Neutralization of HCVcc with N415D, N417S, and H386R/N415D mutations by human MAbs. Serial dilutions of each MAb were incubated with parental HCVcc (WT) or N415D, N417S, or H386R/N415D mutant virus. After 72 h, the luciferase activity was measured. Data shown are the mean of at least three independent experiments performed in triplicate, with the exception of AR5A, which was performed once in triplicate.
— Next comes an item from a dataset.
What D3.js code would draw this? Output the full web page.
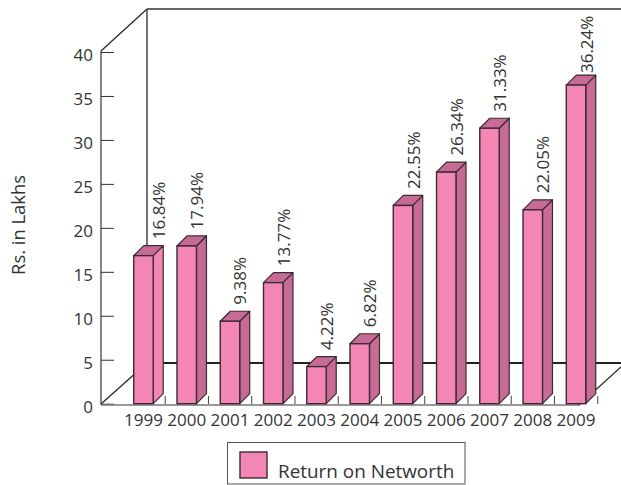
<!DOCTYPE html>
<html>
<head>
<meta charset="utf-8">
<script src="https://cdn.jsdelivr.net/npm/d3@7/dist/d3.min.js"></script>
<style>
html,body{margin:0;padding:0;background:#fff}
svg{display:block}
text{font-family:"Open Sans","Noto Sans",sans-serif;fill:#333}
</style>
</head>
<body>
<svg id="chart" width="621" height="485"></svg>
<script>
const years = ["1999","2000","2001","2002","2003","2004","2005","2006","2007","2008","2009"];
const returns = [16.84,17.94,9.38,13.77,4.22,6.82,22.55,26.34,31.33,22.05,36.24];
const yTicks = [0,5,10,15,20,25,30,35,40];
const seriesName = "Return on Networth";
const yTitle = "Rs. in Lakhs";

const svg = d3.select("#chart");
const y = d3.scaleLinear().domain([0,40]).range([403.7,52]);
const x = d3.scaleBand().domain(years).range([122.5,597]).paddingInner(0.55).paddingOuter(0.26);
const depth = 10, wallDx = 46;
const axisX = 101, baseY = 405, faceCol = "#f486b6", sideCol = "#c76b96", ink = "#3b2a33";
const fontStack = '"Open Sans","Noto Sans",sans-serif';

// back wall and floor edges
const walls = svg.append("g").attr("fill","none");
walls.append("line").attr("x1",axisX).attr("y1",y(40)-1).attr("x2",axisX+wallDx).attr("y2",9).attr("stroke","#222").attr("stroke-width",1.2);
walls.append("line").attr("x1",axisX+wallDx).attr("y1",9).attr("x2",621).attr("y2",9).attr("stroke","#666").attr("stroke-width",2);
walls.append("line").attr("x1",axisX+wallDx).attr("y1",9).attr("x2",axisX+wallDx).attr("y2",363).attr("stroke","#444").attr("stroke-width",1.5);
walls.append("line").attr("x1",axisX+wallDx).attr("y1",363).attr("x2",621).attr("y2",363).attr("stroke","#222").attr("stroke-width",1.8);
walls.append("line").attr("x1",axisX).attr("y1",baseY-1).attr("x2",axisX+wallDx).attr("y2",363).attr("stroke","#222").attr("stroke-width",1.2);
walls.append("line").attr("x1",579).attr("y1",baseY).attr("x2",621).attr("y2",367).attr("stroke","#222").attr("stroke-width",1.2);

// value axis, ticks point into the plot
const yAxis = svg.append("g").attr("transform",`translate(${axisX},0)`)
  .call(d3.axisLeft(y).tickValues(yTicks).tickSize(-13).tickPadding(8));
yAxis.select(".domain").attr("stroke","#444").attr("stroke-width",1.3).attr("d",`M0,${y(40)-1}V${baseY}`);
yAxis.selectAll(".tick line").attr("stroke","#333").attr("stroke-width",1);
yAxis.selectAll("text").attr("font-size",17).attr("font-family",fontStack).attr("dy","0.5em");

// category axis: baseline, short ticks between bars, year labels
const xAxis = svg.append("g").attr("transform",`translate(0,${baseY})`)
  .call(d3.axisBottom(x).tickSize(0).tickPadding(9));
xAxis.select(".domain").attr("stroke","#777").attr("stroke-width",1.6).attr("d",`M${axisX},0H580`);
xAxis.selectAll("text").attr("font-size",17).attr("font-family",fontStack);
svg.append("g").selectAll("line").data(years).join("line")
  .attr("x1",d=>x(d)+x.bandwidth()+12).attr("x2",d=>x(d)+x.bandwidth()+12)
  .attr("y1",baseY-9).attr("y2",baseY-1).attr("stroke","#444").attr("stroke-width",1);

// extruded bars
const bars = svg.append("g").selectAll("g").data(years).join("g");
const val = d=>returns[years.indexOf(d)];
bars.append("path")
  .attr("d",d=>{const l=x(d)+x.bandwidth();const t=y(val(d));const b=y(0);
    return `M${l},${t}L${l+depth},${t-depth}V${b-depth}L${l},${b}Z`;})
  .attr("fill",(d,i)=>i===0?faceCol:sideCol).attr("stroke",ink).attr("stroke-width",1.2).attr("stroke-linejoin","round");
bars.append("path")
  .attr("d",d=>{const l=x(d),r=l+x.bandwidth(),t=y(val(d));
    return `M${l},${t}L${l+depth},${t-depth}H${r+depth}L${r},${t}Z`;})
  .attr("fill",sideCol).attr("stroke",ink).attr("stroke-width",1.2).attr("stroke-linejoin","round");
bars.append("rect")
  .attr("x",d=>x(d)).attr("y",d=>y(val(d)))
  .attr("width",x.bandwidth()).attr("height",d=>y(0)-y(val(d)))
  .attr("fill",faceCol).attr("stroke",ink).attr("stroke-width",1.4);

// rotated percentage labels above each bar; the first and last sit slightly apart from the rest
const labelDx = (d,i)=>i===0?22:16.5;
const labelDy = (d,i)=>i===years.length-1?12:16.5;
bars.append("text")
  .attr("transform",(d,i)=>`translate(${x(d)+x.bandwidth()/2+labelDx(d,i)},${y(val(d))-labelDy(d,i)}) rotate(-90)`)
  .attr("font-size",17)
  .text(d=>val(d).toFixed(2)+"%");

// axis title
svg.append("text").attr("transform","translate(25,225) rotate(-90)")
  .attr("text-anchor","middle").attr("font-size",18.4).text(yTitle);

// legend
const legend = svg.append("g");
legend.append("rect").attr("x",227.5).attr("y",442.5).attr("width",237.5).attr("height",41.5)
  .attr("fill","#fff").attr("stroke","#555").attr("stroke-width",1);
legend.append("rect").attr("x",240).attr("y",452).attr("width",27).attr("height",26)
  .attr("fill",faceCol).attr("stroke",ink).attr("stroke-width",1.4);
legend.append("text").attr("x",278).attr("y",478).attr("font-size",18.9).text(seriesName);
</script>
</body>
</html>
Neutralization curves were drawn by nonlinear regression analysis (Prism v7) and used to obtain IC₅₀s (Table 2).

FIG 5

Epitope 1, represented as a green ribbon, adopts a β-hairpin conformation when bound to MAb24 and HCV1 (PDB code 4DGY), in contrast to the extended conformations found in structures of HC33.1 (PDB code 4XVJ) and 3/11 (PDB code 4WHT). Note the difference in the angles of approach between MAb24 and HCV1 evident from the shift of the heavy (brown) and light (blue) chains in this orientation.

FIG 6

Recognition of E2 epitope I by MAb24. (A) Crystal structure of epitope I peptide E2_412-423 (green) bound to the Fab of MAb24. The heavy and light chains are brown and light blue, respectively. Side chains of MAb24 within 4 Å of epitope I are shown as sticks. (B) Diagram of the interactions between epitope I (stick-and-ball representation) and MAb24. Hydrogen bonds are shown as green dotted lines, and Van der Waals contacts are shown as red arcs. Residues from epitope I and the light and the heavy chains are labeled P, L, and H, respectively. Intramolecular contacts are omitted. Residues contacting W420 of epitope I are shaded in blue. (C) Wall-eyed stereo view of epitope I peptides from MAb24 (white) and AP33 (orange; PDB code 4GAG) structures. (D) Wall-eyed stereo comparison of the orientation of MAb24 (blue/brown) and AP33 (magenta) with regard to epitope I. The respective epitope I chains were used for alignment of the complexes. (E, F) Orthogonal views of the paratopes of MAb24 (E) and AP33 (F). The representation scheme is the same as in panel A omitting the molecular surface. The CDR3s of the heavy chains bearing most of the differences between the antibodies are labeled CDR3_H. (G) Comparison of contact residues between heavy- and light-chain CDRs with peptide between MAb24 and AP33. All contacts within 4 Å are shown. Differences between AP33 and MAb24 are red. The image shown was adapted from reference .

FIG 7

Structural impact of mutations at positions 415 and 417 on the recognition of epitope I. (A, B) Electrostatic surface of MAb24. The N415D mutation is modeled and shown in cyan. The peptide is shown as a green ribbon over the molecular surface of MAb24 colored according to its electrostatic potential. The red-white-blue ramp shows a scale of −2 to +2 kT. (C, D) Electrostatic surface of AP33 (C) and HCV1 (D) showing that N415 (cyan) faces W94 of the light chain, which is highlighted in magenta. (E) Epitope I of the MAb24-sensitive strain shown as a ribbon with a modeled basic glycan at position 417 (cyan) represented as spheres. (F) Epitope I of a MAb24-resistant strain bearing the N417S mutation modeled with a basic glycan at position 415 (cyan). (G, H) Orthogonal views of the N417S mutant in complex with HC33.1. A glycan is modeled at position N415 and is shown as cyan spheres.

FIG 8

Models of the proposed interaction of epitope I, HVR1, and other antigenic regions. (A, B) Mutations in epitope I increase the sensitivity to MAbs targeting epitope I itself (blue; MAb HC33.1) and remote antigenic regions such as domain C (cyan; CBH-7), E2 components of AR5 (red; AR5A), domain D (yellow; HC84.1 and HC84.27), and the CD81 binding loop comprising part of domain B (green; CBH-5). The gray ellipse and arrows represent HVR1 and epitope I, respectively, in the MAb24-sensitive (left) and MAb-resistant (right) viral strains.